Regularized Regression
Regularized regression extends standard parameter estimation by incorporating prior knowledge or structural assumptions through a penalty on the model parameters. The setting is a parametric estimator g_\theta : Y \mapsto \hat X with parameters \theta, trained from supervised data (X, Y).
1. Problem Setup
Given a loss function \ell(X, g_\theta(Y)), the goal is to find parameters \theta that minimize the expected prediction error:
\min_\theta \; \mathbb{E}\big[\ell(X, g_\theta(Y))\big].
2. Adding Regularization
To prevent overfitting and impose structure, add a penalty term:
\hat{\theta} = \arg\min_\theta \left\{ \mathbb{E}\big[\ell(X, g_\theta(Y))\big] + \lambda\,\Omega(\theta) \right\}.
Typical choices of \Omega(\theta):
- Ridge: \Omega(\theta)=\|\theta\|_2^2
- Lasso: \Omega(\theta)=\|\theta\|_1
- Elastic Net: combination of \ell_1 and \ell_2
- General priors: smoothness, group sparsity, low-rank, etc.
The parameter \lambda controls the trade-off between data fit and regularization strength.
3. Bayesian Interpretation
3.1 Likelihood Interpretation of the Loss
The parametric regression objective \ell(X, g_\theta(Y)) can be viewed as a negative log-likelihood for the parameter vector \theta. Define a likelihood model:
p(X,Y \mid \theta) \;\propto\; \exp\!\big(-\ell(X, g_\theta(Y))\big).
Then minimizing empirical loss is equivalent to maximum likelihood estimation (MLE) of \theta:
\hat{\theta}_{\text{MLE}} = \arg\min_\theta \ell(X, g_\theta(Y)) = \arg\max_\theta p(X,Y\mid\theta).
Thus, empirical risk minimization can be reinterpreted as a likelihood-based estimation of the parameters.

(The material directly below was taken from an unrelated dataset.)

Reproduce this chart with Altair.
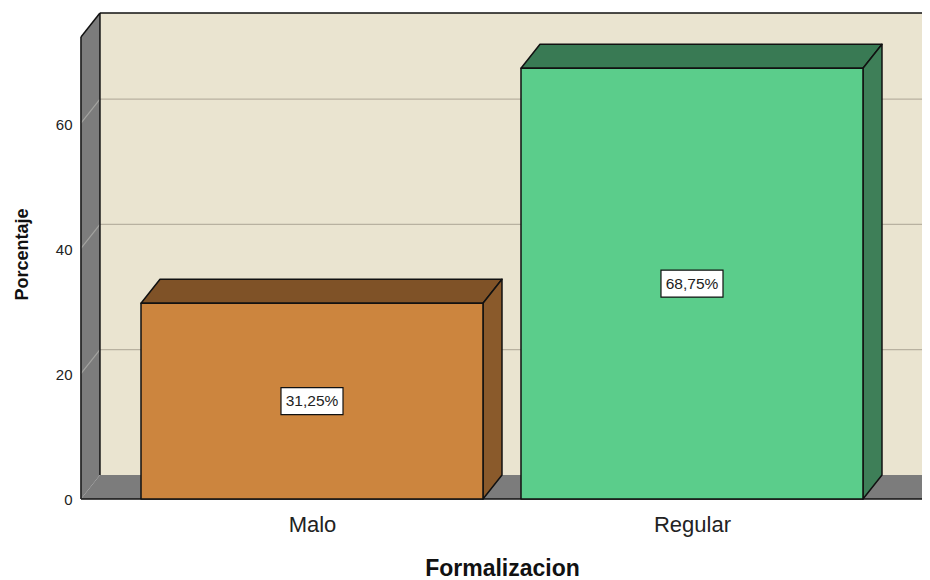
import altair as alt
import pandas as pd

categories = ["Malo", "Regular"]
cat_pos = [0, 1]
percent = [31.25, 68.75]
labels = ["31,25%", "68,75%"]
y_ticks = [0, 20, 40, 60]
grid_values = [20, 40, 60]

front = ["#CC853E", "#5BCD8B"]
top = ["#7F5227", "#397A54"]
side = ["#8A5A2B", "#3E7F58"]
WALL = "#EAE4D0"
GREY = "#7C7C7C"
FLOOR = "#7C7C7C"
EDGE = "#111111"
GRID = "#B8B1A0"
GRID_SIDE = "#A3A3A0"

# extents in data units
half = 0.45
dx = 0.05
dy = 3.83
xl, xr = -0.608, 1.613
wall_top = 73.74
x_dom = [-0.6158, 1.6053]
y_dom = [-0.48, 77.89]

x_enc = alt.X("x:Q", scale=alt.Scale(domain=x_dom, nice=False, zero=False),
              axis=alt.Axis(values=cat_pos, grid=False, domain=False, ticks=False,
                            labelExpr="datum.value == 0 ? 'Malo' : 'Regular'",
                            labelFont="Liberation Sans", labelFontSize=22, labelColor="#222222",
                            labelPadding=12, labelAngle=0,
                            title="Formalizacion", titleFont="Liberation Sans", titleFontSize=23,
                            titleFontWeight="bold", titleColor="#111111", titlePadding=22,
                            titleX=424))
y_enc = alt.Y("y:Q", scale=alt.Scale(domain=y_dom, nice=False, zero=False),
              axis=alt.Axis(values=y_ticks, grid=False, domain=False, ticks=False,
                            labelFont="Liberation Sans", labelFontSize=15, labelColor="#222222",
                            labelPadding=6, labelOffset=1,
                            title="Porcentaje", titleFont="Liberation Sans", titleFontSize=18,
                            titleFontWeight="bold", titleColor="#111111", titlePadding=24,
                            titleY=243))


def face(xs, ys, y2s, fill, stroke=EDGE, width=1.5):
    df = pd.DataFrame({"x": xs, "y": ys, "y2": y2s})
    kw = dict(stroke=stroke, strokeWidth=width, strokeJoin="round") if stroke else dict(strokeWidth=0)
    return alt.Chart(df).mark_area(fill=fill, clip=True, opacity=1, **kw).encode(
        x=x_enc, y=y_enc, y2="y2:Q")


def line(xs, ys, color=EDGE, width=1.5):
    df = pd.DataFrame({"x": xs, "y": ys})
    return alt.Chart(df).mark_line(color=color, strokeWidth=width, clip=True).encode(x=x_enc, y=y_enc)


layers = []
# back wall
layers.append(face([xl + dx, xr + dx], [dy, dy], [wall_top + dy, wall_top + dy], WALL, stroke=None))
for v in grid_values:
    layers.append(line([xl + dx, xr + dx], [v + dy, v + dy], GRID, 1.2))
layers.append(line([xl + dx, xr + dx], [wall_top + dy, wall_top + dy], EDGE, 1.5))
# left wall
layers.append(face([xl, xl + dx], [0, dy], [wall_top, wall_top + dy], GREY, stroke=None))
for v in grid_values:
    layers.append(line([xl, xl + dx], [v, v + dy], GRID_SIDE, 1.2))
layers.append(line([xl, xl], [0, wall_top]))
layers.append(line([xl + dx, xl + dx], [dy, wall_top + dy]))
layers.append(line([xl, xl + dx], [wall_top, wall_top + dy]))
# floor
layers.append(face([xl, xl + dx, xr, xr + dx], [0, 0, 0, dy], [0, dy, dy, dy], FLOOR, stroke=None))
layers.append(line([xl, xr], [0, 0]))
# bars
for c, h, f, t, s in zip(cat_pos, percent, front, top, side):
    x0, x1 = c - half, c + half
    layers.append(face([x0, x0 + dx, x1, x1 + dx], [h, h, h, h + dy], [h, h + dy, h + dy, h + dy], t))
    layers.append(face([x1, x1 + dx], [0, dy], [h, h + dy], s))
    layers.append(face([x0, x1], [0, 0], [h, h], f))

# value labels
rows = pd.DataFrame({
    "x": [c - 0.0816 for c in cat_pos],
    "x2": [c + 0.0816 for c in cat_pos],
    "y": [p / 2 - 2.15 for p in percent],
    "y2": [p / 2 + 2.15 for p in percent],
})
layers.append(alt.Chart(rows).mark_rect(fill="white", stroke=EDGE, strokeWidth=1.2).encode(
    x=x_enc, x2="x2:Q", y=y_enc, y2="y2:Q"))
texts = pd.DataFrame({"x": cat_pos, "y": [p / 2 for p in percent], "t": labels})
layers.append(alt.Chart(texts).mark_text(font="Liberation Sans", fontSize=15.5, color="#222222",
                                         align="center", baseline="middle").encode(
    x=x_enc, y=y_enc, text="t:N"))

chart = alt.layer(*layers).properties(
    width=844, height=491,
    padding={"left": 70, "top": 3, "right": 0, "bottom": 78},
    autosize=alt.AutoSizeParams(type="none"),
    background="white",
).configure_view(stroke=None)

chart.save("out.html", embed_options={"renderer": "svg", "actions": False})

3.2 Gaussian-Noise Interpretation for Squared Loss
For the common squared loss \ell(X,g_\theta(Y)) = \|X - g_\theta(Y)\|^2, the likelihood becomes:
p(X\mid Y,\theta) \propto \exp\!\left(-\|X - g_\theta(Y)\|^2\right).
This is exactly the likelihood of the additive-noise model
X = g_\theta(Y) + \varepsilon, \qquad \varepsilon \sim \mathcal N(0, \sigma^2 I),
up to the constant factor 1/(2\sigma^2). Therefore, minimizing squared loss is MLE for \theta under the assumption of Gaussian prediction noise.
3.3 Regularization as a Prior on the Parameters
In a Bayesian view, the penalty \Omega(\theta) corresponds to a prior
p(\theta) \;\propto\; \exp\!\big(-\lambda\,\Omega(\theta)\big).
Combining likelihood and prior gives the posterior
p(\theta\mid X,Y) \propto p(X,Y\mid\theta)\,p(\theta),
and the estimator becomes MAP:
\hat{\theta}_{\text{MAP}} = \arg\min_\theta \Big[ \ell(X,g_\theta(Y)) + \lambda\,\Omega(\theta) \Big].
Thus:
- loss term → negative log-likelihood
- regularizer → negative log-prior
- regularized regression → MAP estimation of \theta
4. Why Regularization Matters
- Controls overfitting by penalizing overly flexible parameterizations
- Incorporates prior knowledge, such as sparsity or smoothness
- Improves conditioning and numerical stability (e.g., ridge regression)
- Enhances generalization when sample size is limited
- Acts as Bayesian complexity control via priors on \theta
5. Connection to Standard Regression
| Method | Regularizer | Bayesian prior | Interpretation |
|---|---|---|---|
| Ordinary LS | none | flat prior | MLE of \theta |
| Ridge | \|\theta\|_2^2 | Gaussian prior | MAP |
| Lasso | \|\theta\|_1 | Laplace prior | MAP |
| Elastic Net | mix | mixed prior | MAP |
| General penalties | \Omega(\theta) | \propto e^{-\lambda \Omega(\theta)} | MAP |
Regularized regression therefore unifies classical optimization with Bayesian modeling of estimator parameters.